BEGIN DATA PROVIDED
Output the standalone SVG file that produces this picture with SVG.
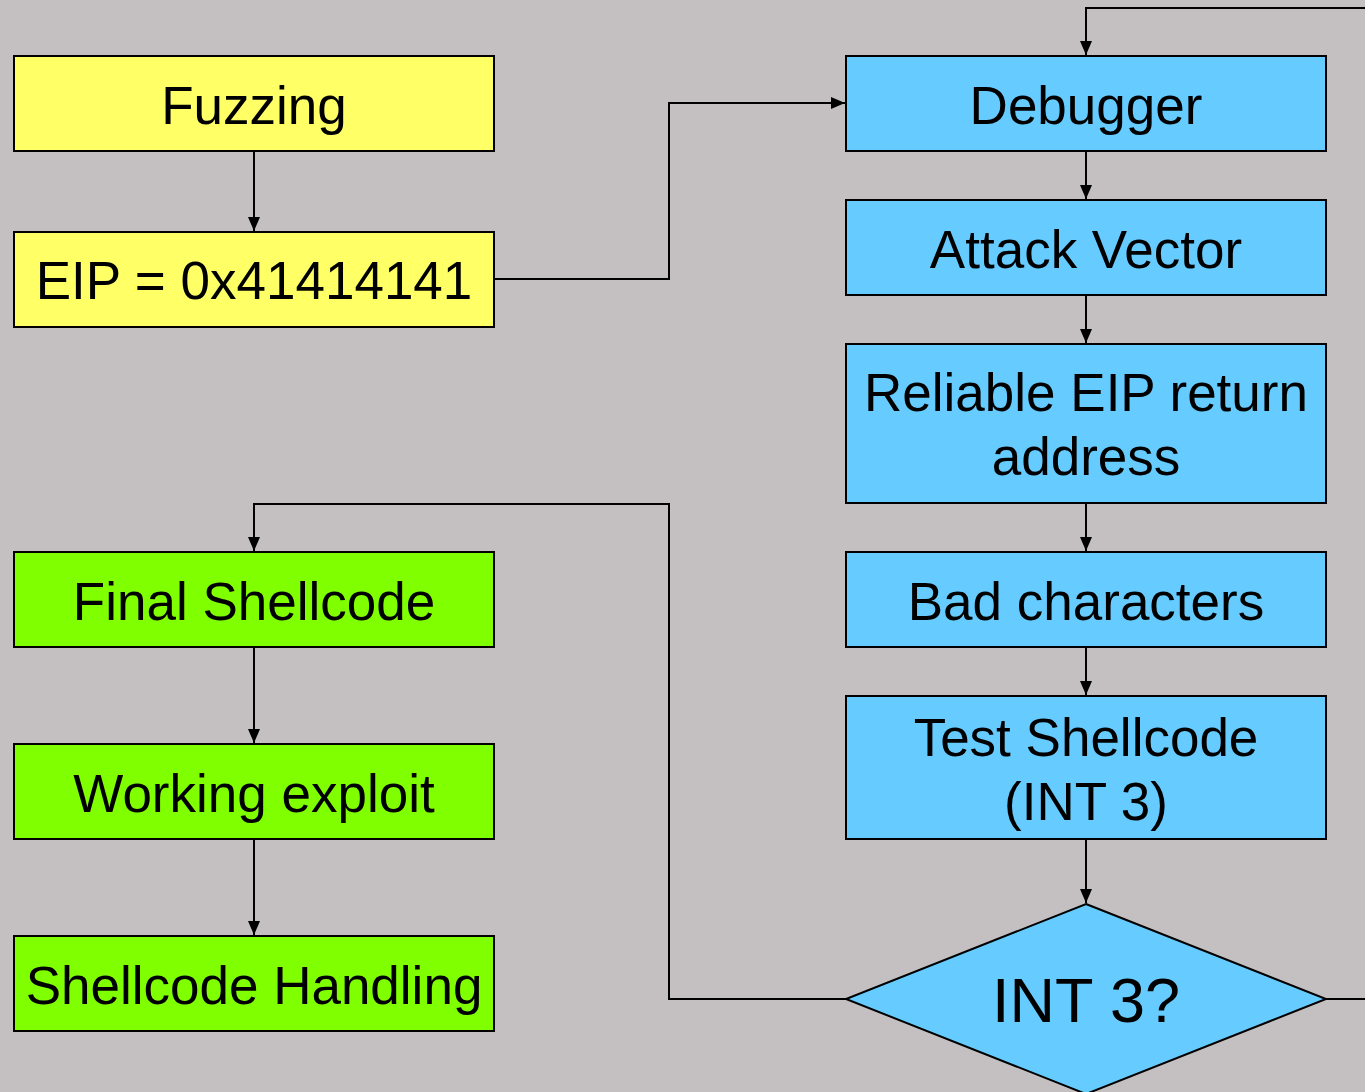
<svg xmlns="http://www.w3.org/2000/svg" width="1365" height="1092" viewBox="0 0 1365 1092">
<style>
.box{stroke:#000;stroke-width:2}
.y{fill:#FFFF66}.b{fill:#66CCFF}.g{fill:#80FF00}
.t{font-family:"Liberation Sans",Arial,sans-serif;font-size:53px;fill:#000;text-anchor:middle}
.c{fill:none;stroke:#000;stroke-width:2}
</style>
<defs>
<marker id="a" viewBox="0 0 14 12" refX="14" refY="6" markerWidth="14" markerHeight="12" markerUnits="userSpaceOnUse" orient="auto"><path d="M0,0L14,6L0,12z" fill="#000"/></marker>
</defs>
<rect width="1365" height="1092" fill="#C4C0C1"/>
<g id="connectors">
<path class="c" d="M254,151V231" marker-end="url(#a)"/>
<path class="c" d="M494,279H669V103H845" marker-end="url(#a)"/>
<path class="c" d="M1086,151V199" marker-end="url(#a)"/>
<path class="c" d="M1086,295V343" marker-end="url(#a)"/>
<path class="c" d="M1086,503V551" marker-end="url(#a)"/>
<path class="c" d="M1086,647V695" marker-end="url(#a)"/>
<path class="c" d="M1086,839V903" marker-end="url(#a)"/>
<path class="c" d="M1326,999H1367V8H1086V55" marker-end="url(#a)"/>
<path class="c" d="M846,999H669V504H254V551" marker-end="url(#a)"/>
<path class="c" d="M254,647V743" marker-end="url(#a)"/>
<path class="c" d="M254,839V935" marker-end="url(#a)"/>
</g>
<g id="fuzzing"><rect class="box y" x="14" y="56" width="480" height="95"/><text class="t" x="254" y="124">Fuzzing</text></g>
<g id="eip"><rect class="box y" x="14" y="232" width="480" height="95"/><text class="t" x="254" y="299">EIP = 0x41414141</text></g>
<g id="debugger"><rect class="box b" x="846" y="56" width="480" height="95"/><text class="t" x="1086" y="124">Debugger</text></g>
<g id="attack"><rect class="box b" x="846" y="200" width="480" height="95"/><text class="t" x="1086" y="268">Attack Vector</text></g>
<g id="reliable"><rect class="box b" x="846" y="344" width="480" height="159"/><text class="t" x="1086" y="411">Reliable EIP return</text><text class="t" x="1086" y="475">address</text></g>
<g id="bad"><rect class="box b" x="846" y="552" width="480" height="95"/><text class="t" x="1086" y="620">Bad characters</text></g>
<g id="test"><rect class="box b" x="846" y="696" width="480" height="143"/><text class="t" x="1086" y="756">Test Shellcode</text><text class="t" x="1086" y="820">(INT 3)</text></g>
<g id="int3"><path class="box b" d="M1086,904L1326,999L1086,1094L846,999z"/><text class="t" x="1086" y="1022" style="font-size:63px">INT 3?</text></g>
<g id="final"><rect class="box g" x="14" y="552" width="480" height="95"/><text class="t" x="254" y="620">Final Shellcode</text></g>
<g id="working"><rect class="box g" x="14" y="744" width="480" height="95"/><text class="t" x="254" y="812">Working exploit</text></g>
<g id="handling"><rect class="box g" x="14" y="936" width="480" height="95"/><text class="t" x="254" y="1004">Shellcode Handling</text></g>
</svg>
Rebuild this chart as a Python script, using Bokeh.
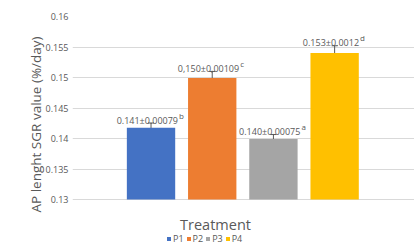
END DATA PROVIDED
■ INSTRUCTION
Count the lines in the records above that contain the word "this", and reply with only that number.

■ TASK SOLUTION
2